The credits would be awarded if a public health emergency is declared by the governor as a result of communicable or infectious disease. It would result in the modification of correctional facility operations.

“Our prison system has been severely impacted by the COVID-19 pandemic,” Mukherji and the other bill sponsors said in a joint statement. “Inmates have been afflicted at a particularly alarming rate due to the inability to quarantine or practice social distancing, creating a higher risk for individuals and the community at large upon their release.”

According to the NJ Department of Corrections, there have been 781 employees who have tested positive for COVID-19, and 2,777 inmates. Forty-eight inmates have died across the state.

The closest state prison to Hudson County is Northern State in Newark. At Northern State, 142 staff members have fallen sick and 210 inmates, according to the NJDOC. Nine inmates died from the virus.

The proposed credits are intended to help expedite the release of inmates who are approaching the end of their sentences.

“If we can enhance public health and safety by releasing eligible prisoners who are getting out anyway, we can effectively help reduce the spread of the virus in these facilities and reduce risk to the community upon their release,” according to the sponsors’ joint statement.

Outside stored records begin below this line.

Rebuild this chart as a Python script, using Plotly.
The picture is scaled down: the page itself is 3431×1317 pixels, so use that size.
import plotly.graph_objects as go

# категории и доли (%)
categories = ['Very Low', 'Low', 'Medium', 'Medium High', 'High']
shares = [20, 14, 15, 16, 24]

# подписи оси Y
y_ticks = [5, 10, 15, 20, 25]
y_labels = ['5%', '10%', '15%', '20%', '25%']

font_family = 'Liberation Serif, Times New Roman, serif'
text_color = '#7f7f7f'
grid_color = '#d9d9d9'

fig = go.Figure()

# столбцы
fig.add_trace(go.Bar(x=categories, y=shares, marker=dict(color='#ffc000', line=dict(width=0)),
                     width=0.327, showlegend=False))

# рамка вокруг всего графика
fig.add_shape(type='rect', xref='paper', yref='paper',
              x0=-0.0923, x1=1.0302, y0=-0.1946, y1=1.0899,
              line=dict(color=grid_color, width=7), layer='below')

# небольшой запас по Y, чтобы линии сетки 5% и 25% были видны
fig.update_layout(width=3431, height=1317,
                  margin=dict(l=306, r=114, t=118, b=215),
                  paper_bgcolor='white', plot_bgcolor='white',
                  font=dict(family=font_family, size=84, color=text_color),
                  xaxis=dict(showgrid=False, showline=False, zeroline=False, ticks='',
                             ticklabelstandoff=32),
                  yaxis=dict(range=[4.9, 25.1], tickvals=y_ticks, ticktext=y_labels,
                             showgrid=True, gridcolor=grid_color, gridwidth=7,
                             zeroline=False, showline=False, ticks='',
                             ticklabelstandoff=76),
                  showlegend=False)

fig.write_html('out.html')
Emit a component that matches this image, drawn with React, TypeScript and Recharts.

Under the bill, credits would be awarded to an inmate in the custody of the Department of Corrections who is serving a sentence or receiving jail credits applicable to the sentence.

The credits would provide further remission from both the maximum and minimum term of the inmate’s sentence at the rate of six months for each month served during the declared emergency. A maximum of up to 12 months of remission could be awarded for any declared emergency period.

Awarding of public health emergency credits would not limit or affect an inmate’s eligibility for parole consideration.

The bill will now go to the Speaker for further consideration.